All entries must be extracted exactly, with nothing added or dropped.

DATA LISTING:
========

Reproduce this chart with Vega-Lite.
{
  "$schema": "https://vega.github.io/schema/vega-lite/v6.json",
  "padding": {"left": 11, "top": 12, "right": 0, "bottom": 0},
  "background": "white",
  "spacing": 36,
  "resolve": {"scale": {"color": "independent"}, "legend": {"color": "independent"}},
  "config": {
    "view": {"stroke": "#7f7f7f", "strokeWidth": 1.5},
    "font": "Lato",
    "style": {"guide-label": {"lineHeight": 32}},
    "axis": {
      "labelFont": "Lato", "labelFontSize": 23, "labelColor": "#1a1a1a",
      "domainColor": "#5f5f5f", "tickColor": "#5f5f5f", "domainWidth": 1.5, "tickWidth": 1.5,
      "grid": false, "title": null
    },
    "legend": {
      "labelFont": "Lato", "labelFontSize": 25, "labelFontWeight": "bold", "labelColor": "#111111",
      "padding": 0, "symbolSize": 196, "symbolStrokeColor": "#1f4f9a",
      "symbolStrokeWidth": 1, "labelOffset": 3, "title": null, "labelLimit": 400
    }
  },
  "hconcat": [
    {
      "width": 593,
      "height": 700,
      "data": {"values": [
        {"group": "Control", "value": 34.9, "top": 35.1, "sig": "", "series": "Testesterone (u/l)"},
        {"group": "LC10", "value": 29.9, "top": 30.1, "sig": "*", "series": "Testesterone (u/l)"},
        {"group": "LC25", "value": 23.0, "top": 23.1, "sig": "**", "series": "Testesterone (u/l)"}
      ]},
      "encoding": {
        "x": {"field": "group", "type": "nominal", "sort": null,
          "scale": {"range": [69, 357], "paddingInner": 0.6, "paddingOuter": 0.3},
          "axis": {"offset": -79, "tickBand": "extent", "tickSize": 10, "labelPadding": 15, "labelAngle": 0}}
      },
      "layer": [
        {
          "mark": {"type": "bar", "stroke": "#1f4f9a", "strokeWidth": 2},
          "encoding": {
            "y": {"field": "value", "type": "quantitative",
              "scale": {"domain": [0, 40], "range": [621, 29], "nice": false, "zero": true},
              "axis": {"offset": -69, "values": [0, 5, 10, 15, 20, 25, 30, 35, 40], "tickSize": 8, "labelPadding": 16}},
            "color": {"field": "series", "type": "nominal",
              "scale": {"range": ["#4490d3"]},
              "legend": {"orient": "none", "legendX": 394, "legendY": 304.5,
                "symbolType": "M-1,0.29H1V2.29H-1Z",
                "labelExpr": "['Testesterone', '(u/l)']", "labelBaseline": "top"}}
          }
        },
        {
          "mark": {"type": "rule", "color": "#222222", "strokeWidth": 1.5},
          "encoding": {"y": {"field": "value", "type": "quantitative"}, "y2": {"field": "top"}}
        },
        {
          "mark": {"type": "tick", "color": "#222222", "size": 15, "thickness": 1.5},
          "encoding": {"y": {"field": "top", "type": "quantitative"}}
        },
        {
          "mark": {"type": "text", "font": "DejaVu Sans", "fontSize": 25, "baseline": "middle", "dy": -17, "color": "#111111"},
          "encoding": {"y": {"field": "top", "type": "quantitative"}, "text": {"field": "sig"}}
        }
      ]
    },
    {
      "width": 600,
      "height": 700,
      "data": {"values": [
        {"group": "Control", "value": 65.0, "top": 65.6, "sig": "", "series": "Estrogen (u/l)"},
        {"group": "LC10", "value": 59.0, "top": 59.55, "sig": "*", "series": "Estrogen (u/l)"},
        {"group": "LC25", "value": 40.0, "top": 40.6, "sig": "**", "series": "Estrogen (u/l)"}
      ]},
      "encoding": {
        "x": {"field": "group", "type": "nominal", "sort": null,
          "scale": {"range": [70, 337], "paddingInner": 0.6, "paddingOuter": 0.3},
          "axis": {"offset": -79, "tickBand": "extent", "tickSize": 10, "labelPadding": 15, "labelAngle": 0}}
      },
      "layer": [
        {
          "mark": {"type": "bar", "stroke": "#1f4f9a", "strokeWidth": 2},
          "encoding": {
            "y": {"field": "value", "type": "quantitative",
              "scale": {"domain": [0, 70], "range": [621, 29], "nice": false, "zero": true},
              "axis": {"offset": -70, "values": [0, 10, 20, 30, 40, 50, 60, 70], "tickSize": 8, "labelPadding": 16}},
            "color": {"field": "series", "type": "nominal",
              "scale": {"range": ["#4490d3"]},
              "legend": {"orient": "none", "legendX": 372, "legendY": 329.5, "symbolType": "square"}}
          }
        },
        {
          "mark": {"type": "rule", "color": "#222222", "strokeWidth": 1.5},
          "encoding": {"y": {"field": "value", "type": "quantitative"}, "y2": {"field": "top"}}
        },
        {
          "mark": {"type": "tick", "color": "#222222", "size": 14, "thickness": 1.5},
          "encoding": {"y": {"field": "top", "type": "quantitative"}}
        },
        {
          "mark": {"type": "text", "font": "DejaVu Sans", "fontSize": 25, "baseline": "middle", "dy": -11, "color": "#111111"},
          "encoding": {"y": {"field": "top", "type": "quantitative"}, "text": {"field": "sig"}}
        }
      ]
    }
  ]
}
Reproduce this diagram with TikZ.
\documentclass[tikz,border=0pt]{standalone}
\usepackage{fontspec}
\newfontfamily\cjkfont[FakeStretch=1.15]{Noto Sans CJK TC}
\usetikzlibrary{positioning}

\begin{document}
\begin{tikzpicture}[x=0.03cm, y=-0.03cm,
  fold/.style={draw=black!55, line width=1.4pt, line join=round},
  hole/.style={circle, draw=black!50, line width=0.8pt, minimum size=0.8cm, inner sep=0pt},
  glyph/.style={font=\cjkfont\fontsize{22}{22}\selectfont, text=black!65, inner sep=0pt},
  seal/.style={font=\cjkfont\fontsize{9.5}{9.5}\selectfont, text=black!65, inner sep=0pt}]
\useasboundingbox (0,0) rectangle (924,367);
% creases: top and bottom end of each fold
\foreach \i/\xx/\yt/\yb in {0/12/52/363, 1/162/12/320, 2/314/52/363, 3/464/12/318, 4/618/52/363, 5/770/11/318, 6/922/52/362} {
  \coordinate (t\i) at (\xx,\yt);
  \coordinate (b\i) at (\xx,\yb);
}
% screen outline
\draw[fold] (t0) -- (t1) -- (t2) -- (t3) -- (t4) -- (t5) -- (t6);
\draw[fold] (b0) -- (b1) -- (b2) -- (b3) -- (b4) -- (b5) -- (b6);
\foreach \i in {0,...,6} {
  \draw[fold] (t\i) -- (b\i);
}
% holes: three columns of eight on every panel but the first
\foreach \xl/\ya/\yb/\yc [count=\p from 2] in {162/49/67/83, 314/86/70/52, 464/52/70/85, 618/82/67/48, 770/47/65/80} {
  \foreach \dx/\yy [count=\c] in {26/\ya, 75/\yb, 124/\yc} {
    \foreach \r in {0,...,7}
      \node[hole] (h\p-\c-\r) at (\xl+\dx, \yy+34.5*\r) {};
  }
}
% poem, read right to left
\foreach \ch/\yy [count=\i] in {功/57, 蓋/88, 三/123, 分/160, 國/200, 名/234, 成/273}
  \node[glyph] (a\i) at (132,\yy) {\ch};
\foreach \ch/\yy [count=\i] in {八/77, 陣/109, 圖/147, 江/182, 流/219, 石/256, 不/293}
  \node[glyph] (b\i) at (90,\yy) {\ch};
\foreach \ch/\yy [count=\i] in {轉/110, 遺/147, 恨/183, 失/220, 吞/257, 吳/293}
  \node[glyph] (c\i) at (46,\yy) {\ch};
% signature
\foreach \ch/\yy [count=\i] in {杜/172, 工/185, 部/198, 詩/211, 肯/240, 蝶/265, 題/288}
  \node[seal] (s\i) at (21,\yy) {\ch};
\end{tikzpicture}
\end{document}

========

ANSWER TO THIS EXERCISE:
Reproduce this chart with Vega-Lite.
{
  "$schema": "https://vega.github.io/schema/vega-lite/v6.json",
  "padding": {"left": 11, "top": 12, "right": 0, "bottom": 0},
  "background": "white",
  "spacing": 36,
  "resolve": {"scale": {"color": "independent"}, "legend": {"color": "independent"}},
  "config": {
    "view": {"stroke": "#7f7f7f", "strokeWidth": 1.5},
    "font": "Lato",
    "style": {"guide-label": {"lineHeight": 32}},
    "axis": {
      "labelFont": "Lato", "labelFontSize": 23, "labelColor": "#1a1a1a",
      "domainColor": "#5f5f5f", "tickColor": "#5f5f5f", "domainWidth": 1.5, "tickWidth": 1.5,
      "grid": false, "title": null
    },
    "legend": {
      "labelFont": "Lato", "labelFontSize": 25, "labelFontWeight": "bold", "labelColor": "#111111",
      "padding": 0, "symbolSize": 196, "symbolStrokeColor": "#1f4f9a",
      "symbolStrokeWidth": 1, "labelOffset": 3, "title": null, "labelLimit": 400
    }
  },
  "hconcat": [
    {
      "width": 593,
      "height": 700,
      "data": {"values": [
        {"group": "Control", "value": 34.9, "top": 35.1, "sig": "", "series": "Testesterone (u/l)"},
        {"group": "LC10", "value": 29.9, "top": 30.1, "sig": "*", "series": "Testesterone (u/l)"},
        {"group": "LC25", "value": 23.0, "top": 23.1, "sig": "**", "series": "Testesterone (u/l)"}
      ]},
      "encoding": {
        "x": {"field": "group", "type": "nominal", "sort": null,
          "scale": {"range": [69, 357], "paddingInner": 0.6, "paddingOuter": 0.3},
          "axis": {"offset": -79, "tickBand": "extent", "tickSize": 10, "labelPadding": 15, "labelAngle": 0}}
      },
      "layer": [
        {
          "mark": {"type": "bar", "stroke": "#1f4f9a", "strokeWidth": 2},
          "encoding": {
            "y": {"field": "value", "type": "quantitative",
              "scale": {"domain": [0, 40], "range": [621, 29], "nice": false, "zero": true},
              "axis": {"offset": -69, "values": [0, 5, 10, 15, 20, 25, 30, 35, 40], "tickSize": 8, "labelPadding": 16}},
            "color": {"field": "series", "type": "nominal",
              "scale": {"range": ["#4490d3"]},
              "legend": {"orient": "none", "legendX": 394, "legendY": 304.5,
                "symbolType": "M-1,0.29H1V2.29H-1Z",
                "labelExpr": "['Testesterone', '(u/l)']", "labelBaseline": "top"}}
          }
        },
        {
          "mark": {"type": "rule", "color": "#222222", "strokeWidth": 1.5},
          "encoding": {"y": {"field": "value", "type": "quantitative"}, "y2": {"field": "top"}}
        },
        {
          "mark": {"type": "tick", "color": "#222222", "size": 15, "thickness": 1.5},
          "encoding": {"y": {"field": "top", "type": "quantitative"}}
        },
        {
          "mark": {"type": "text", "font": "DejaVu Sans", "fontSize": 25, "baseline": "middle", "dy": -17, "color": "#111111"},
          "encoding": {"y": {"field": "top", "type": "quantitative"}, "text": {"field": "sig"}}
        }
      ]
    },
    {
      "width": 600,
      "height": 700,
      "data": {"values": [
        {"group": "Control", "value": 65.0, "top": 65.6, "sig": "", "series": "Estrogen (u/l)"},
        {"group": "LC10", "value": 59.0, "top": 59.55, "sig": "*", "series": "Estrogen (u/l)"},
        {"group": "LC25", "value": 40.0, "top": 40.6, "sig": "**", "series": "Estrogen (u/l)"}
      ]},
      "encoding": {
        "x": {"field": "group", "type": "nominal", "sort": null,
          "scale": {"range": [70, 337], "paddingInner": 0.6, "paddingOuter": 0.3},
          "axis": {"offset": -79, "tickBand": "extent", "tickSize": 10, "labelPadding": 15, "labelAngle": 0}}
      },
      "layer": [
        {
          "mark": {"type": "bar", "stroke": "#1f4f9a", "strokeWidth": 2},
          "encoding": {
            "y": {"field": "value", "type": "quantitative",
              "scale": {"domain": [0, 70], "range": [621, 29], "nice": false, "zero": true},
              "axis": {"offset": -70, "values": [0, 10, 20, 30, 40, 50, 60, 70], "tickSize": 8, "labelPadding": 16}},
            "color": {"field": "series", "type": "nominal",
              "scale": {"range": ["#4490d3"]},
              "legend": {"orient": "none", "legendX": 372, "legendY": 329.5, "symbolType": "square"}}
          }
        },
        {
          "mark": {"type": "rule", "color": "#222222", "strokeWidth": 1.5},
          "encoding": {"y": {"field": "value", "type": "quantitative"}, "y2": {"field": "top"}}
        },
        {
          "mark": {"type": "tick", "color": "#222222", "size": 14, "thickness": 1.5},
          "encoding": {"y": {"field": "top", "type": "quantitative"}}
        },
        {
          "mark": {"type": "text", "font": "DejaVu Sans", "fontSize": 25, "baseline": "middle", "dy": -11, "color": "#111111"},
          "encoding": {"y": {"field": "top", "type": "quantitative"}, "text": {"field": "sig"}}
        }
      ]
    }
  ]
}
Reproduce this diagram with TikZ.
\documentclass[tikz,border=0pt]{standalone}
\usepackage{fontspec}
\newfontfamily\cjkfont[FakeStretch=1.15]{Noto Sans CJK TC}
\usetikzlibrary{positioning}

\begin{document}
\begin{tikzpicture}[x=0.03cm, y=-0.03cm,
  fold/.style={draw=black!55, line width=1.4pt, line join=round},
  hole/.style={circle, draw=black!50, line width=0.8pt, minimum size=0.8cm, inner sep=0pt},
  glyph/.style={font=\cjkfont\fontsize{22}{22}\selectfont, text=black!65, inner sep=0pt},
  seal/.style={font=\cjkfont\fontsize{9.5}{9.5}\selectfont, text=black!65, inner sep=0pt}]
\useasboundingbox (0,0) rectangle (924,367);
% creases: top and bottom end of each fold
\foreach \i/\xx/\yt/\yb in {0/12/52/363, 1/162/12/320, 2/314/52/363, 3/464/12/318, 4/618/52/363, 5/770/11/318, 6/922/52/362} {
  \coordinate (t\i) at (\xx,\yt);
  \coordinate (b\i) at (\xx,\yb);
}
% screen outline
\draw[fold] (t0) -- (t1) -- (t2) -- (t3) -- (t4) -- (t5) -- (t6);
\draw[fold] (b0) -- (b1) -- (b2) -- (b3) -- (b4) -- (b5) -- (b6);
\foreach \i in {0,...,6} {
  \draw[fold] (t\i) -- (b\i);
}
% holes: three columns of eight on every panel but the first
\foreach \xl/\ya/\yb/\yc [count=\p from 2] in {162/49/67/83, 314/86/70/52, 464/52/70/85, 618/82/67/48, 770/47/65/80} {
  \foreach \dx/\yy [count=\c] in {26/\ya, 75/\yb, 124/\yc} {
    \foreach \r in {0,...,7}
      \node[hole] (h\p-\c-\r) at (\xl+\dx, \yy+34.5*\r) {};
  }
}
% poem, read right to left
\foreach \ch/\yy [count=\i] in {功/57, 蓋/88, 三/123, 分/160, 國/200, 名/234, 成/273}
  \node[glyph] (a\i) at (132,\yy) {\ch};
\foreach \ch/\yy [count=\i] in {八/77, 陣/109, 圖/147, 江/182, 流/219, 石/256, 不/293}
  \node[glyph] (b\i) at (90,\yy) {\ch};
\foreach \ch/\yy [count=\i] in {轉/110, 遺/147, 恨/183, 失/220, 吞/257, 吳/293}
  \node[glyph] (c\i) at (46,\yy) {\ch};
% signature
\foreach \ch/\yy [count=\i] in {杜/172, 工/185, 部/198, 詩/211, 肯/240, 蝶/265, 題/288}
  \node[seal] (s\i) at (21,\yy) {\ch};
\end{tikzpicture}
\end{document}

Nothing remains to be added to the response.